Exercise objective: Emit the exact text of every line from the line with "The picture is" to the line with "import seaborn as sns", both ends included. No other output is expected.

Supplied information:
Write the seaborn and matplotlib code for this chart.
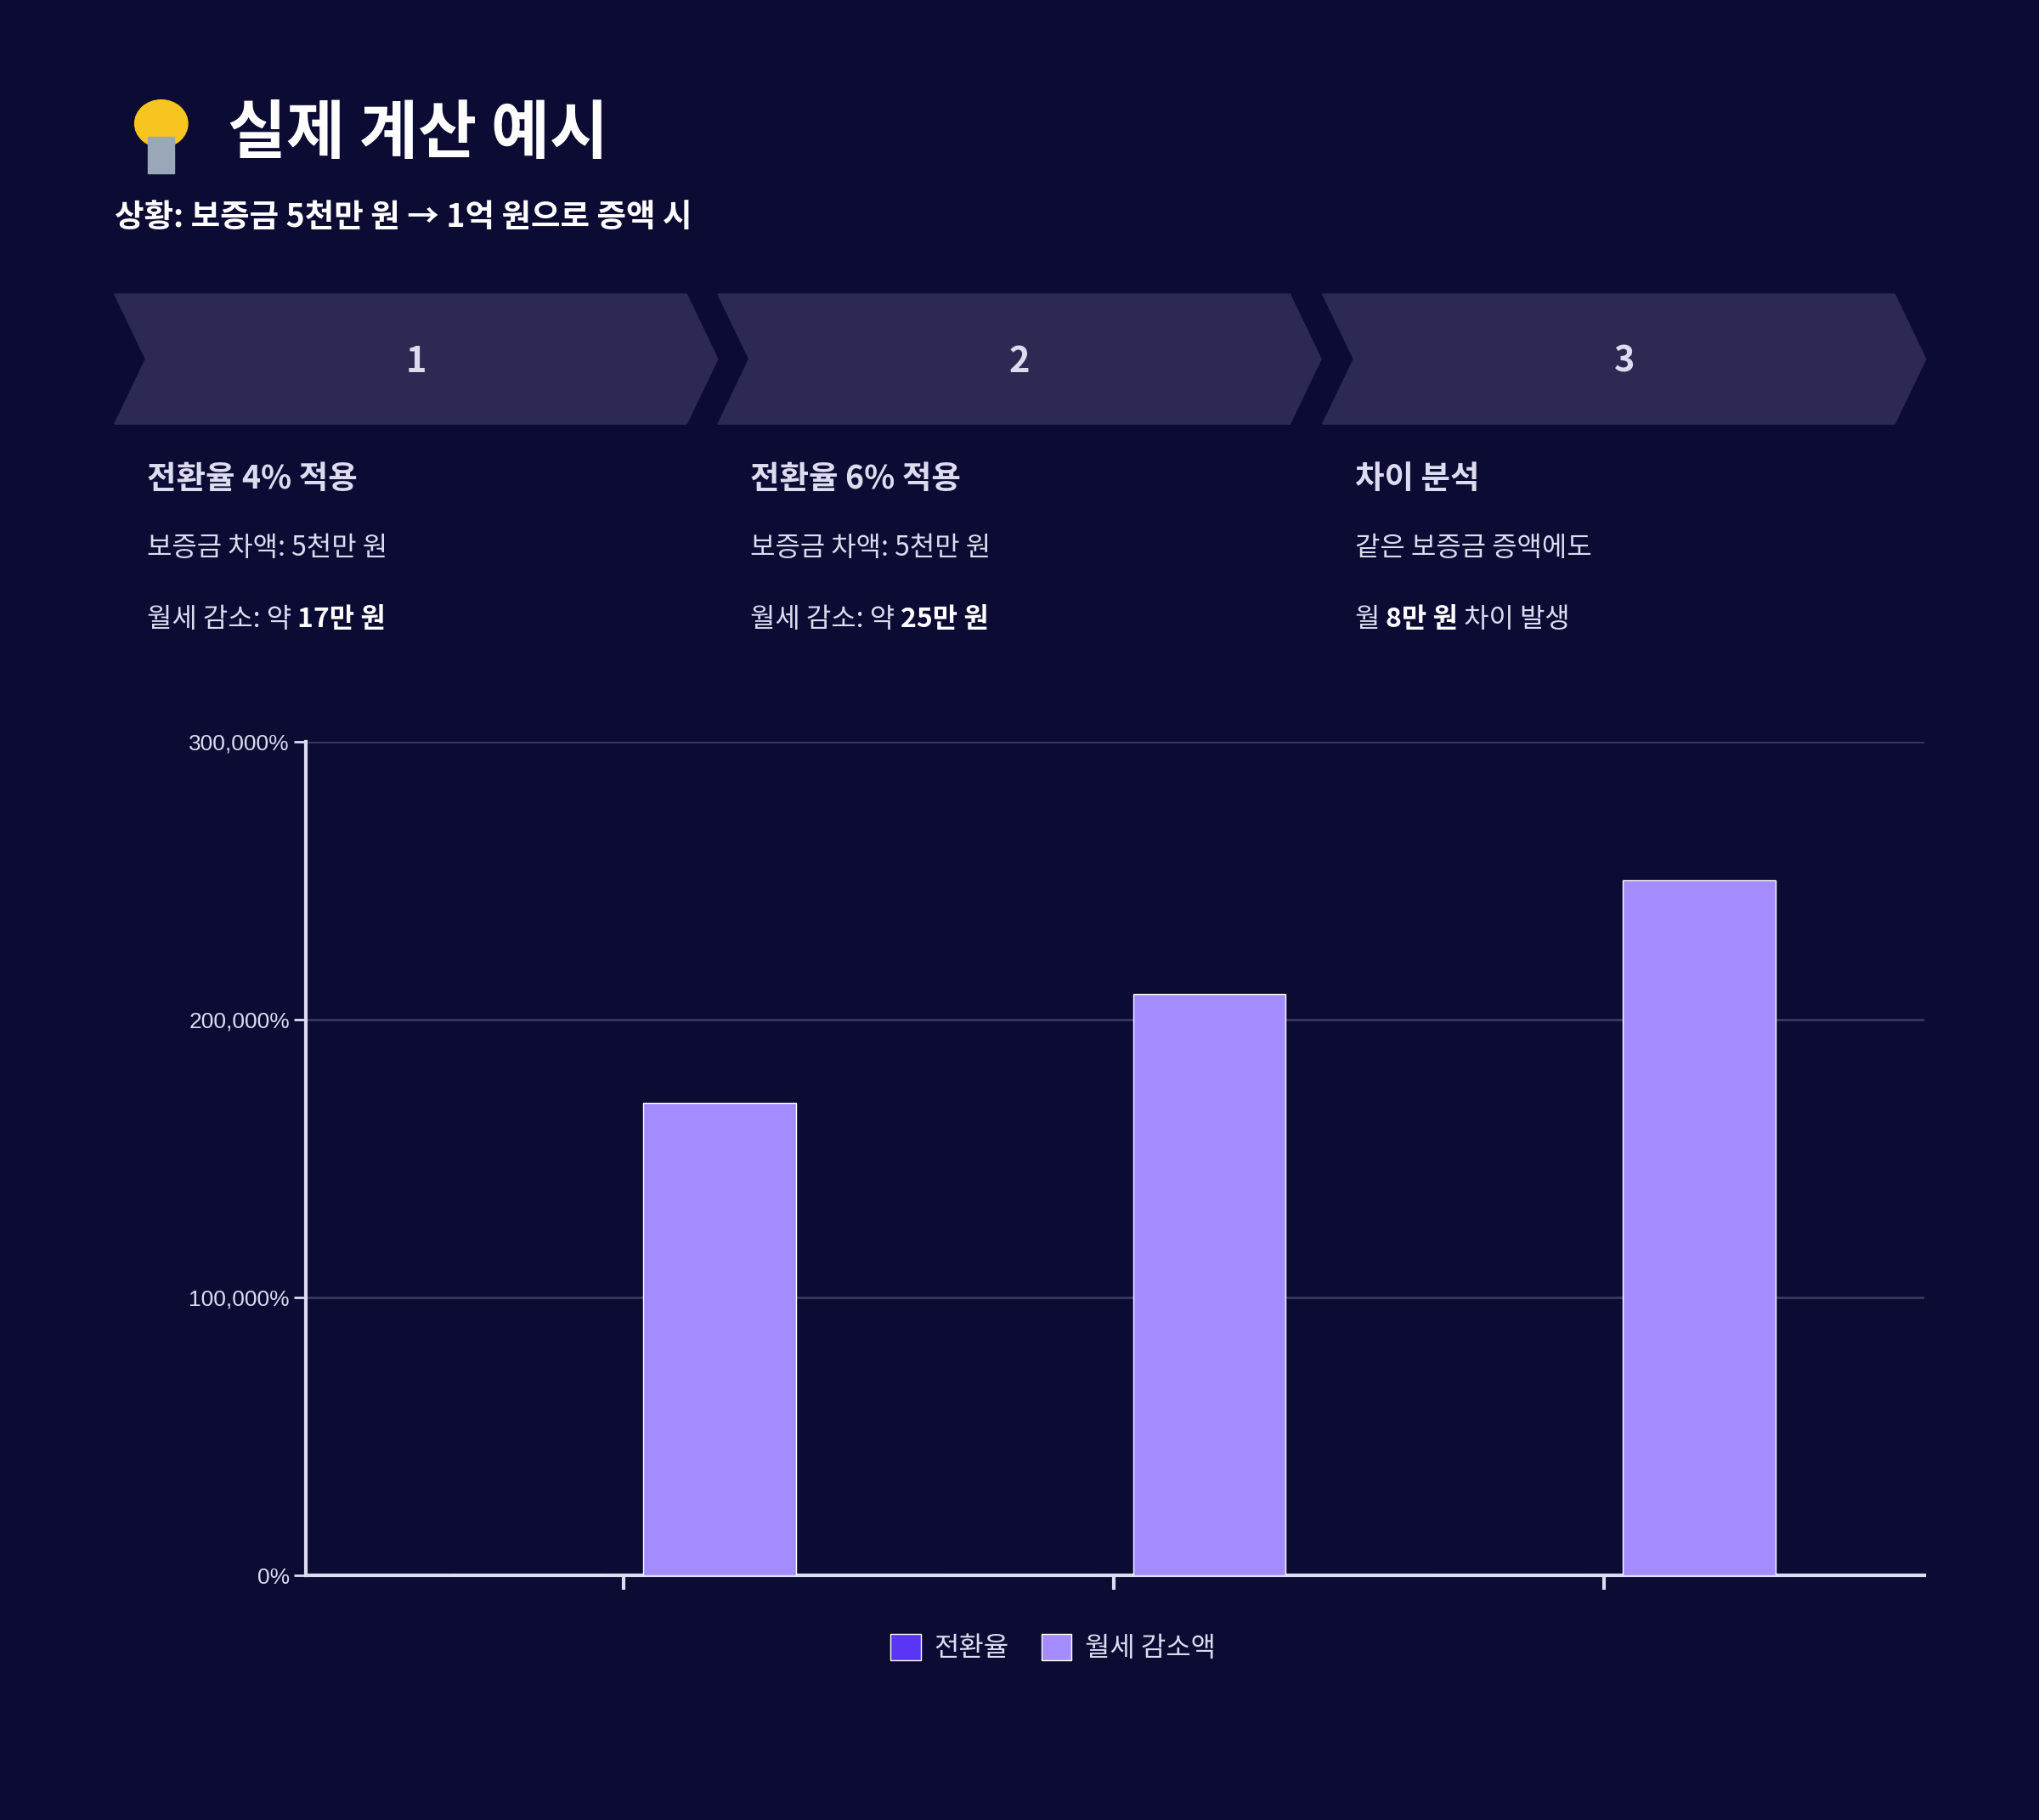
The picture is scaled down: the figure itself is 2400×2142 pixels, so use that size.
import matplotlib
matplotlib.use('Agg')
import matplotlib.pyplot as plt
import matplotlib.ticker as ticker
from matplotlib.patches import Polygon, Circle, Rectangle, Patch
import pandas as pd
import seaborn as sns

# ── Data ──────────────────────────────────────────────────────────────────────
CATEGORIES = ['4%', '6%', '차이']
RATE_VALUES = [4, 6, 2]                      # 전환율 (invisible at this scale)
RENT_VALUES = [170000, 209000, 250000]       # 월세 감소액
SERIES = ['전환율', '월세 감소액']
Y_TICKS = [0, 100000, 200000, 300000]

STEP_NUMS = ['1', '2', '3']
STEP_TITLES = ['전환율 4% 적용', '전환율 6% 적용', '차이 분석']
STEP_LINE1 = ['보증금 차액: 5천만 원', '보증금 차액: 5천만 원', '같은 보증금 증액에도']
STEP_LINE2 = [('월세 감소: 약 ', '17만 원', ''), ('월세 감소: 약 ', '25만 원', ''),
              ('월 ', '8만 원', ' 차이 발생')]

# ── Style ─────────────────────────────────────────────────────────────────────
BG = '#0b0b33'
CHEVRON = '#2c2a52'
TEXT = '#ffffff'
SUBTEXT = '#dcdcf0'
GRID = '#3a3a5e'
C_RATE = '#5b35f5'
C_RENT = '#a48cff'
W, H = 1568, 1399

sns.set_theme(style='dark')
plt.rcParams['font.family'] = ['Noto Sans CJK KR', 'DejaVu Sans']

fig = plt.figure(figsize=(24, 21.42), dpi=100, facecolor=BG)


def fx(x):
    return x / W


def fy(y):
    return 1 - y / H


# title with a simple drawn bulb
fig.patches.append(Circle((fx(124), fy(95)), 0.013, transform=fig.transFigure,
                          color='#f7c520', zorder=3))
fig.patches.append(Rectangle((fx(114), fy(133)), fx(20), 0.02, transform=fig.transFigure,
                             color='#9aa7b8', zorder=3))
fig.text(fx(175), fy(103), '실제 계산 예시', color=TEXT, fontsize=54,
         fontweight='bold', va='center', ha='left')
fig.text(fx(88), fy(167), '상황: 보증금 5천만 원 → 1억 원으로 증액 시', color=TEXT,
         fontsize=27, fontweight='bold', va='center', ha='left')

# chevrons
starts = [88, 552, 1017]
for i, x0 in enumerate(starts):
    x1 = x0 + 440
    pts = [(x0, 226), (x1, 226), (x1 + 24, 276), (x1, 326), (x0, 326), (x0 + 24, 276)]
    fig.patches.append(Polygon([(fx(a), fy(b)) for a, b in pts], closed=True,
                               transform=fig.transFigure, color=CHEVRON))
    fig.text(fx(x0 + 232), fy(278), STEP_NUMS[i], color=SUBTEXT, fontsize=30,
             fontweight='bold', ha='center', va='center')
    tx = x0 + 25
    fig.text(fx(tx), fy(368), STEP_TITLES[i], color=SUBTEXT, fontsize=27,
             fontweight='bold', ha='left', va='center')
    fig.text(fx(tx), fy(421), STEP_LINE1[i], color=SUBTEXT, fontsize=23,
             ha='left', va='center')
    pre, bold, post = STEP_LINE2[i]
    t = fig.text(fx(tx), fy(476), pre, color=SUBTEXT, fontsize=23, ha='left', va='center')
    fig.canvas.draw()
    bb = t.get_window_extent()
    x_next = bb.x1 / fig.bbox.width
    t2 = fig.text(x_next, fy(476), bold, color=TEXT, fontsize=23, fontweight='bold',
                  ha='left', va='center')
    if post:
        fig.canvas.draw()
        bb2 = t2.get_window_extent()
        fig.text(bb2.x1 / fig.bbox.width, fy(476), post, color=SUBTEXT, fontsize=23,
                 ha='left', va='center')

# ── Chart ─────────────────────────────────────────────────────────────────────
ax = fig.add_axes([fx(235), fy(1211), fx(1480 - 235), (1211 - 570) / H])
ax.set_facecolor(BG)

df = pd.DataFrame({
    'category': CATEGORIES * 2,
    'series': [SERIES[0]] * 3 + [SERIES[1]] * 3,
    'value': RATE_VALUES + RENT_VALUES,
})
sns.barplot(data=df, x='category', y='value', hue='series', hue_order=SERIES,
            palette=[C_RATE, C_RENT], width=0.78, gap=0.2, legend=False,
            saturation=1, ax=ax, zorder=3)

ax.set_xlim(-0.65, 2.655)
ax.set_ylim(0, 300000)
ax.set_yticks(Y_TICKS)
ax.yaxis.set_major_formatter(ticker.FuncFormatter(lambda v, _: f'{v:,.0f}%'))
ax.set_xticklabels([])
ax.set_xlabel('')
ax.set_ylabel('')
ax.tick_params(axis='y', colors=SUBTEXT, labelsize=19, length=10, width=2, left=True)
ax.tick_params(axis='x', colors=SUBTEXT, length=12, width=3, bottom=True)
for lbl in ax.get_yticklabels():
    lbl.set_family(['Liberation Sans', 'DejaVu Sans'])
ax.grid(axis='y', color=GRID, linewidth=2, zorder=0)
ax.grid(axis='x', visible=False)
for side in ['top', 'right']:
    ax.spines[side].set_visible(False)
for side in ['left', 'bottom']:
    ax.spines[side].set_color(SUBTEXT)
    ax.spines[side].set_linewidth(3)

handles = [Patch(facecolor=C_RATE, label=SERIES[0]), Patch(facecolor=C_RENT, label=SERIES[1])]
leg = fig.legend(handles=handles, loc='center', bbox_to_anchor=(fx(810), fy(1267)),
                 ncol=2, frameon=False, fontsize=23, handlelength=1.1, handleheight=1.1,
                 columnspacing=1.2, handletextpad=0.5)
for t in leg.get_texts():
    t.set_color(SUBTEXT)

fig.savefig('out.png', dpi=100, facecolor=BG)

Exercise output:
The picture is scaled down: the figure itself is 2400×2142 pixels, so use that size.
import matplotlib
matplotlib.use('Agg')
import matplotlib.pyplot as plt
import matplotlib.ticker as ticker
from matplotlib.patches import Polygon, Circle, Rectangle, Patch
import pandas as pd
import seaborn as sns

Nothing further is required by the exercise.